Economic outlook 2017–2022: Strengthening global growth outlook spurs risk-on; SA growth remains dissociated from the global trend

Annabel Bishop

Chief Economic

The global economic outlook of a continued synchronized upswing has supported markets, along with expectations of a slow pace of monetary policy normalisation in advanced economies on restrained inflation.

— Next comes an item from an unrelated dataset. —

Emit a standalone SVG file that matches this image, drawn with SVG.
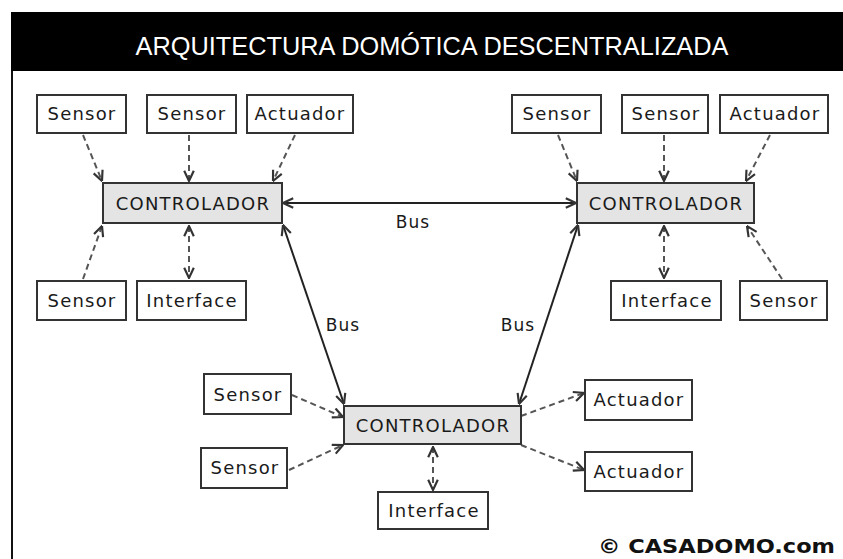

Summary, % real growth rates

The global economic outlook of a continued synchronized upswing has supported markets, along with expectations of a slow pace of monetary policy normalisation in advanced economies on restrained inflation. Equity markets have reached new highs, with volatility subdued, and global risk-on remains a feature as the lengthy bull market persists. Emerging markets (EM) have seen strong foreign portfolio inflows on meaningful interest rate differentials, while low bond yields (and volatility) in Advanced Economies (AE) have supported global bourses. The risk of a financial crisis is being debated, not least due to the growing time-period since the last one (we ascribe a 19% probability to a severe global financial crisis over the next five years, with lower immediate probability but rising to 19% by 2022 - see “Risk update” of 8th September 2017, website address below), while household debt levels are climbing along with those of non-financial corporates. Indeed, the Bank of International Settlements (BIS) highlights that the “number of companies rated A or better has fallen especially sharply, while the share of worst-rated (C or lower) companies has increased.” A higher interest rate environment (higher debt service payments) risks increased corporate stress, particularly if economic growth slows following monetary tightening. Under such a scenario, expectations of weaker global economic growth would likely follow, and so market risk-off could ensue.